Another interesting feature is Reactions. As attacks are declared, the target unit can attempt a Reaction test. Both sides roll a d10 and add the unit's Reactions value. If one side beats the other by 3 or more, they can act first and models are removed before they can fire back. Otherwise they are simultaneous. You can always fire back, so moving around units that have already activated does not ensure safety. A control on this is that if the same unit is subjected to consecutive attacks, their Reaction Test gets a worsening penalty. A unit under sustained fire will begin to lose models before reacting. The suppression rule may also limit a unit’s ability to react.

Units must maintain a cohesiveness of 3", but not all models in a unit have to move. If a model moves 2" or less (re-positioning), it is counted as stationary. This comes into play with some heavier weapon types that don't allow a move and shoot or do so with a lower rate of fire. This allows some flexibility in moving a squad for better effect without compromising the combat effectiveness because all models were forced to do the same action.

Fog of War comes into play with the Hidden status. All units come into play Hidden until they are detected or the condition is lost by the unit's actions. A Hidden unit can move further on its turn and is not affected by some area weapons. They cannot be attacked until revealed. A detection test pits a unit's Reactions value + 1d10 against a target's Evasion. This is another way a unit's special equipment or concealment abilities can be factored into their stat line.

Suppression is a condition that is triggered by hits when attacked and is tested against a unit's Nerve. A nerve test can be further modified if the unit received wounds or has been forced into consecutive suppression tests. Failing a test gives the unit a suppression marker and it is not allowed to take Reactions. If a unit receives a second suppression marker, it also gets marked as activated, if not already, and cannot take any actions or reactions the rest of the turn. All suppression markers are removed at the end of the turn. Doubly suppressed infantry units with less than half their starting strength are removed as routed or destroyed.

A final special rule interacts with dense urban terrain and resolves actions of storming a room or enclosed space. The Breach and Clear resolution provides a modified turn and reaction order that allows multiple units to interact to try and shift defenders from a location.
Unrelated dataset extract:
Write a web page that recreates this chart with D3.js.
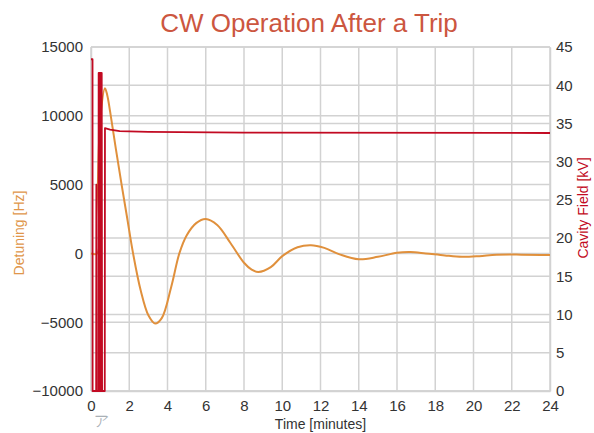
<!DOCTYPE html>
<html>
<head>
<meta charset="utf-8">
<script src="https://cdn.jsdelivr.net/npm/d3@7"></script>
<style>
  body { margin: 0; background: #fff; }
  text { font-family: "Liberation Sans", Arial, sans-serif; }
</style>
</head>
<body>
<svg id="chart" width="594" height="433"></svg>
<script>
// time [minutes] vs detuning [Hz] (left axis)
const detuning = [
    [0, 0], [0.33, 0], [0.36, 5000], [0.5, 10000], [0.73, 12000], [0.85, 11500],
    [1.0, 10300], [1.3, 7600], [1.6, 5000], [1.9, 2500], [2.2, 0], [2.6, -2700],
    [3.0, -4500], [3.35, -5100], [3.7, -4700], [4.2, -2400], [4.62, 0], [5.0, 1300],
    [5.5, 2200], [6.0, 2500], [6.6, 2060], [7.3, 740], [8.0, -680], [8.4, -1180],
    [8.75, -1350], [9.4, -1000], [10.0, -200], [10.8, 450], [11.5, 600], [12.2, 400],
    [13.0, -70], [14.0, -430], [15.0, -250], [16.0, 50], [16.7, 100], [17.5, 0],
    [18.5, -150], [19.4, -250], [20.3, -200], [21.2, -100], [22.5, -90], [24, -120]
];

// time [minutes] vs cavity field [kV] (right axis)
const cavityField = [
    [0, 43.4], [0.08, 43.4], [0.085, 0], [0.27, 0], [0.28, 27], [0.29, 0],
    [0.39, 0], [0.4, 41.6], [0.42, 0], [0.44, 41.6], [0.46, 0], [0.48, 41.6],
    [0.5, 0], [0.52, 41.6], [0.54, 0], [0.56, 41.6], [0.58, 0], [0.72, 0],
    [0.73, 34.4], [1.0, 34.2], [1.5, 34.0], [3, 33.9], [8, 33.8], [24, 33.75]
];

const timeTicks = d3.range(0, 25, 2);
const detuningTicks = [-10000, -5000, 0, 5000, 10000, 15000];
const fieldTicks = d3.range(0, 46, 5);

const svg = d3.select("#chart");
const marge = {top: 47, bottom: 42, left: 91, right: 44};
const width = 594, height = 433;

let x = d3.scaleLinear().domain([0, 24]).range([marge.left, width - marge.right]);
let yL = d3.scaleLinear().domain([-10000, 15000]).range([height - marge.bottom, marge.top]);
let yR = d3.scaleLinear().domain([0, 45]).range([height - marge.bottom, marge.top]);

const gridColor = "#d2d2d2";

// grid
let grid = svg.append("g").attr("stroke", gridColor).attr("stroke-width", 1.5);
grid.selectAll(".vx").data(timeTicks).enter().append("line")
    .attr("x1", d => x(d)).attr("x2", d => x(d))
    .attr("y1", marge.top).attr("y2", height - marge.bottom);
grid.selectAll(".hl").data(detuningTicks).enter().append("line")
    .attr("x1", marge.left).attr("x2", width - marge.right)
    .attr("y1", d => yL(d)).attr("y2", d => yL(d));
grid.selectAll(".hr").data(fieldTicks).enter().append("line")
    .attr("x1", marge.left).attr("x2", width - marge.right)
    .attr("y1", d => yR(d)).attr("y2", d => yR(d));

// axes (labels only, the grid gives the frame)
let xAxis = svg.append("g")
    .attr("transform", `translate(0,${height - marge.bottom})`)
    .call(d3.axisBottom(x).tickValues(timeTicks).tickSize(0).tickPadding(9));
let leftAxis = svg.append("g")
    .attr("transform", `translate(${marge.left},0)`)
    .call(d3.axisLeft(yL).tickValues(detuningTicks).tickFormat(d3.format("d")).tickSize(0).tickPadding(8));
let rightAxis = svg.append("g")
    .attr("transform", `translate(${width - marge.right},0)`)
    .call(d3.axisRight(yR).tickValues(fieldTicks).tickSize(0).tickPadding(6));
[xAxis, leftAxis, rightAxis].forEach(a => {
    a.select(".domain").attr("stroke", gridColor).attr("stroke-width", 1.5);
    a.selectAll("text").attr("font-size", 15).attr("fill", "#333")
        .attr("font-family", "'Liberation Sans', Arial, sans-serif");
});

// series
let detLine = d3.line().x(d => x(d[0])).y(d => yL(d[1])).curve(d3.curveCatmullRom.alpha(0.5));
svg.append("path").datum(detuning)
    .attr("fill", "none").attr("stroke", "#e0903c").attr("stroke-width", 2)
    .attr("d", detLine);

let fieldLine = d3.line().x(d => x(d[0])).y(d => yR(d[1]));
svg.append("path").datum(cavityField)
    .attr("fill", "none").attr("stroke", "#c20a22").attr("stroke-width", 1.8)
    .attr("stroke-linejoin", "round")
    .attr("d", fieldLine);

// titles
svg.append("text")
    .attr("x", 309).attr("y", 32)
    .attr("text-anchor", "middle").attr("font-size", 26).attr("fill", "#cc5640")
    .text("CW Operation After a Trip");

svg.append("text")
    .attr("x", (marge.left + width - marge.right) / 2).attr("y", 429)
    .attr("text-anchor", "middle").attr("font-size", 14).attr("fill", "#333")
    .text("Time [minutes]");

svg.append("text")
    .attr("transform", "translate(24,233) rotate(-90)")
    .attr("text-anchor", "middle").attr("font-size", 14).attr("fill", "#e0964a")
    .text("Detuning [Hz]");

svg.append("text")
    .attr("transform", "translate(588,208) rotate(-90)")
    .attr("text-anchor", "middle").attr("font-size", 14).attr("fill", "#c20a22")
    .text("Cavity Field [kV]");

// the small mark under the origin
svg.append("text")
    .attr("x", 101).attr("y", 426)
    .attr("text-anchor", "middle").attr("font-size", 15).attr("fill", "#a9b0b6")
    .attr("font-family", "'Noto Sans CJK JP', sans-serif")
    .text("ア");
</script>
</body>
</html>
Reaction order is determined for each unit and attacks resolved. If one side is not totally removed, remaining wounds are totaled with the defender getting a bonus. Highest modified total wins the action. If the defender loses, they must be able to retreat through an access or are destroyed. This process was shown on a Weekender a few years ago when the developer was on for an interview (using Antenocitti's Workshop pre-Kickstarter Habitat terrain samples).

A second supplement introduces named characters and heroes. They have a fate point resource which can be used to avoid damage or to enact special orders or combined orders. They add another interesting layer to the game and it plays equally well with or without them. In all, this is a very strategic tabletop wargame whose extra layers do not add much to the play time or create confusion. The alternating actions and reaction mechanic keeps the threat level high and units left stranded will be in difficulty.

Anvil Industries have moved on to other projects, but there is always the hope they will come back and develop Afterlife further. The second Kickstarter created some small attack vehicles and APCs that are lacking rules, but hint at greater things that could be added to the game. It is very playable and enjoyable, as it stands. The models are well-sculpted and of high quality. If you are interested in a mid-model count wargame with two different, but well-balanced factions, Afterlife is well worth a look.